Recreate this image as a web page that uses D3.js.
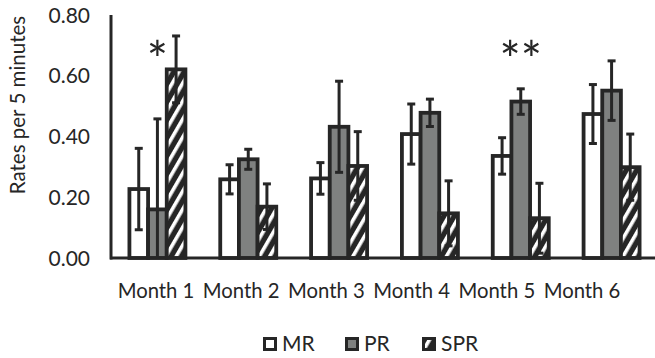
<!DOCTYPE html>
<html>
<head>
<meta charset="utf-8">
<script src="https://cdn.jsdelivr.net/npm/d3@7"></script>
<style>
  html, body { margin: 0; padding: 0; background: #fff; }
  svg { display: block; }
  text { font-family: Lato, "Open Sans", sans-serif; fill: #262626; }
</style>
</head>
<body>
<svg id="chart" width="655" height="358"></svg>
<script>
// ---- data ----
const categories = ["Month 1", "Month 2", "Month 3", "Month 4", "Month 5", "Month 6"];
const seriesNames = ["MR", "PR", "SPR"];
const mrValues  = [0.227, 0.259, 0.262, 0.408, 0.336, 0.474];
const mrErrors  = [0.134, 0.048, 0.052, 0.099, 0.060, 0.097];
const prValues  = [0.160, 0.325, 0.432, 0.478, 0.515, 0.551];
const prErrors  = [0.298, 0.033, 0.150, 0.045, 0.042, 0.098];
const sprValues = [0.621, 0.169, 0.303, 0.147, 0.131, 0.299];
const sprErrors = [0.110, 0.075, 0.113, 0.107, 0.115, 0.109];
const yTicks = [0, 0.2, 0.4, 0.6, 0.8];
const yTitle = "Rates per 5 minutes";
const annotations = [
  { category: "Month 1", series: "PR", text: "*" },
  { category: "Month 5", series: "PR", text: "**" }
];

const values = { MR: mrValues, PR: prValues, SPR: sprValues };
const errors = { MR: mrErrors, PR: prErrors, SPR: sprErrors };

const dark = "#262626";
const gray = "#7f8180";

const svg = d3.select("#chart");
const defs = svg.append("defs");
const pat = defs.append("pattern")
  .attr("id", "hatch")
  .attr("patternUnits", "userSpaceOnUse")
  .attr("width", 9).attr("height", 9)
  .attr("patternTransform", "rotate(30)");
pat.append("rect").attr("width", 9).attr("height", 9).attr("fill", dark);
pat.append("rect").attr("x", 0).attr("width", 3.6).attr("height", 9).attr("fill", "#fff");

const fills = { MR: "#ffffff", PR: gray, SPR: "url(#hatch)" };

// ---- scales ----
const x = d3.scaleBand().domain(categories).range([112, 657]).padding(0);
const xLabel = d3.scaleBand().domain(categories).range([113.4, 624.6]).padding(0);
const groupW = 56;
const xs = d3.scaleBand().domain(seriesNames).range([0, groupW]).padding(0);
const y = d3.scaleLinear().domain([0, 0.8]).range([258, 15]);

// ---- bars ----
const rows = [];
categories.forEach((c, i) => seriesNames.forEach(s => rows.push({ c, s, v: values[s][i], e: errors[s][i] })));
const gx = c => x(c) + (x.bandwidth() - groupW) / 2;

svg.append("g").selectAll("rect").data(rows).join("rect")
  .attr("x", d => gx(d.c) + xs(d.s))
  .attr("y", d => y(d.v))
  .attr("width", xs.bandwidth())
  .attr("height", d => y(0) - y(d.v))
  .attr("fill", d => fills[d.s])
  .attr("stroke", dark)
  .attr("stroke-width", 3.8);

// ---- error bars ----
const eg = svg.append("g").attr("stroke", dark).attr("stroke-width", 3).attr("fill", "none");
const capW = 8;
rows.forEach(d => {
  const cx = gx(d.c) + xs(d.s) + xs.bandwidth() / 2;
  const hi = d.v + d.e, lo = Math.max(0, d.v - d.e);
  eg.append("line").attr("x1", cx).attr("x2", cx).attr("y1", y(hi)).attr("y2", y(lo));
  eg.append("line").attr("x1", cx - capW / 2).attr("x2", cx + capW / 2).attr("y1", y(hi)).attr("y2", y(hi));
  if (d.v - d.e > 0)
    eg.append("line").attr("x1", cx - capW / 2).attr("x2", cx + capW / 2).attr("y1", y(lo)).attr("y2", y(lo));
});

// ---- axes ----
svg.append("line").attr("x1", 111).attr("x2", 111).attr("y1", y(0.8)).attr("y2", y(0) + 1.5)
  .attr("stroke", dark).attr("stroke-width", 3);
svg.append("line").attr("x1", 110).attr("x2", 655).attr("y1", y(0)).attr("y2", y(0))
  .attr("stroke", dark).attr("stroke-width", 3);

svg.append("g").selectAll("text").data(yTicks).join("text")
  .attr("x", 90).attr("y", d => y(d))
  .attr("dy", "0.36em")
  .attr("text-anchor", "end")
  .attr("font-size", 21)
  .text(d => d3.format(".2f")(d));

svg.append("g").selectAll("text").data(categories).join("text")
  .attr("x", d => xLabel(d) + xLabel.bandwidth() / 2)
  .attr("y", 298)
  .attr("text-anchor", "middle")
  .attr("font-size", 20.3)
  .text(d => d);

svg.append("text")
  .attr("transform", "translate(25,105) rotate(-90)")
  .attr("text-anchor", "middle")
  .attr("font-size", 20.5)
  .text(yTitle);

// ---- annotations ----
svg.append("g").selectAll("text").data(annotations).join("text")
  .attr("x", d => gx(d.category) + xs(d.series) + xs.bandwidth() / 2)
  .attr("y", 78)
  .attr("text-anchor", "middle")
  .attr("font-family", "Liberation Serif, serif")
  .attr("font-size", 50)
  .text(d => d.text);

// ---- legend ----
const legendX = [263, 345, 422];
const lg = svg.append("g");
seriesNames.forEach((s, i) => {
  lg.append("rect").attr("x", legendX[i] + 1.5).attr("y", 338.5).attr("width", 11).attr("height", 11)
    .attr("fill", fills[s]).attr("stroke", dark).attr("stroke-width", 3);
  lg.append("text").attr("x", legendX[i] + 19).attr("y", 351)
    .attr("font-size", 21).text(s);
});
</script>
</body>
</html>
- - - - - - -
- [Do this]: Leave out the pictures and print every line of the data exactly.

- [Exercise result]:
Recreate this image as a web page that uses D3.js.
<!DOCTYPE html>
<html>
<head>
<meta charset="utf-8">
<script src="https://cdn.jsdelivr.net/npm/d3@7"></script>
<style>
  html, body { margin: 0; padding: 0; background: #fff; }
  svg { display: block; }
  text { font-family: Lato, "Open Sans", sans-serif; fill: #262626; }
</style>
</head>
<body>
<svg id="chart" width="655" height="358"></svg>
<script>
// ---- data ----
const categories = ["Month 1", "Month 2", "Month 3", "Month 4", "Month 5", "Month 6"];
const seriesNames = ["MR", "PR", "SPR"];
const mrValues  = [0.227, 0.259, 0.262, 0.408, 0.336, 0.474];
const mrErrors  = [0.134, 0.048, 0.052, 0.099, 0.060, 0.097];
const prValues  = [0.160, 0.325, 0.432, 0.478, 0.515, 0.551];
const prErrors  = [0.298, 0.033, 0.150, 0.045, 0.042, 0.098];
const sprValues = [0.621, 0.169, 0.303, 0.147, 0.131, 0.299];
const sprErrors = [0.110, 0.075, 0.113, 0.107, 0.115, 0.109];
const yTicks = [0, 0.2, 0.4, 0.6, 0.8];
const yTitle = "Rates per 5 minutes";
const annotations = [
  { category: "Month 1", series: "PR", text: "*" },
  { category: "Month 5", series: "PR", text: "**" }
];

const values = { MR: mrValues, PR: prValues, SPR: sprValues };
const errors = { MR: mrErrors, PR: prErrors, SPR: sprErrors };

const dark = "#262626";
const gray = "#7f8180";

const svg = d3.select("#chart");
const defs = svg.append("defs");
const pat = defs.append("pattern")
  .attr("id", "hatch")
  .attr("patternUnits", "userSpaceOnUse")
  .attr("width", 9).attr("height", 9)
  .attr("patternTransform", "rotate(30)");
pat.append("rect").attr("width", 9).attr("height", 9).attr("fill", dark);
pat.append("rect").attr("x", 0).attr("width", 3.6).attr("height", 9).attr("fill", "#fff");

const fills = { MR: "#ffffff", PR: gray, SPR: "url(#hatch)" };

// ---- scales ----
const x = d3.scaleBand().domain(categories).range([112, 657]).padding(0);
const xLabel = d3.scaleBand().domain(categories).range([113.4, 624.6]).padding(0);
const groupW = 56;
const xs = d3.scaleBand().domain(seriesNames).range([0, groupW]).padding(0);
const y = d3.scaleLinear().domain([0, 0.8]).range([258, 15]);

// ---- bars ----
const rows = [];
categories.forEach((c, i) => seriesNames.forEach(s => rows.push({ c, s, v: values[s][i], e: errors[s][i] })));
const gx = c => x(c) + (x.bandwidth() - groupW) / 2;

svg.append("g").selectAll("rect").data(rows).join("rect")
  .attr("x", d => gx(d.c) + xs(d.s))
  .attr("y", d => y(d.v))
  .attr("width", xs.bandwidth())
  .attr("height", d => y(0) - y(d.v))
  .attr("fill", d => fills[d.s])
  .attr("stroke", dark)
  .attr("stroke-width", 3.8);

// ---- error bars ----
const eg = svg.append("g").attr("stroke", dark).attr("stroke-width", 3).attr("fill", "none");
const capW = 8;
rows.forEach(d => {
  const cx = gx(d.c) + xs(d.s) + xs.bandwidth() / 2;
  const hi = d.v + d.e, lo = Math.max(0, d.v - d.e);
  eg.append("line").attr("x1", cx).attr("x2", cx).attr("y1", y(hi)).attr("y2", y(lo));
  eg.append("line").attr("x1", cx - capW / 2).attr("x2", cx + capW / 2).attr("y1", y(hi)).attr("y2", y(hi));
  if (d.v - d.e > 0)
    eg.append("line").attr("x1", cx - capW / 2).attr("x2", cx + capW / 2).attr("y1", y(lo)).attr("y2", y(lo));
});

// ---- axes ----
svg.append("line").attr("x1", 111).attr("x2", 111).attr("y1", y(0.8)).attr("y2", y(0) + 1.5)
  .attr("stroke", dark).attr("stroke-width", 3);
svg.append("line").attr("x1", 110).attr("x2", 655).attr("y1", y(0)).attr("y2", y(0))
  .attr("stroke", dark).attr("stroke-width", 3);

svg.append("g").selectAll("text").data(yTicks).join("text")
  .attr("x", 90).attr("y", d => y(d))
  .attr("dy", "0.36em")
  .attr("text-anchor", "end")
  .attr("font-size", 21)
  .text(d => d3.format(".2f")(d));

svg.append("g").selectAll("text").data(categories).join("text")
  .attr("x", d => xLabel(d) + xLabel.bandwidth() / 2)
  .attr("y", 298)
  .attr("text-anchor", "middle")
  .attr("font-size", 20.3)
  .text(d => d);

svg.append("text")
  .attr("transform", "translate(25,105) rotate(-90)")
  .attr("text-anchor", "middle")
  .attr("font-size", 20.5)
  .text(yTitle);

// ---- annotations ----
svg.append("g").selectAll("text").data(annotations).join("text")
  .attr("x", d => gx(d.category) + xs(d.series) + xs.bandwidth() / 2)
  .attr("y", 78)
  .attr("text-anchor", "middle")
  .attr("font-family", "Liberation Serif, serif")
  .attr("font-size", 50)
  .text(d => d.text);

// ---- legend ----
const legendX = [263, 345, 422];
const lg = svg.append("g");
seriesNames.forEach((s, i) => {
  lg.append("rect").attr("x", legendX[i] + 1.5).attr("y", 338.5).attr("width", 11).attr("height", 11)
    .attr("fill", fills[s]).attr("stroke", dark).attr("stroke-width", 3);
  lg.append("text").attr("x", legendX[i] + 19).attr("y", 351)
    .attr("font-size", 21).text(s);
});
</script>
</body>
</html>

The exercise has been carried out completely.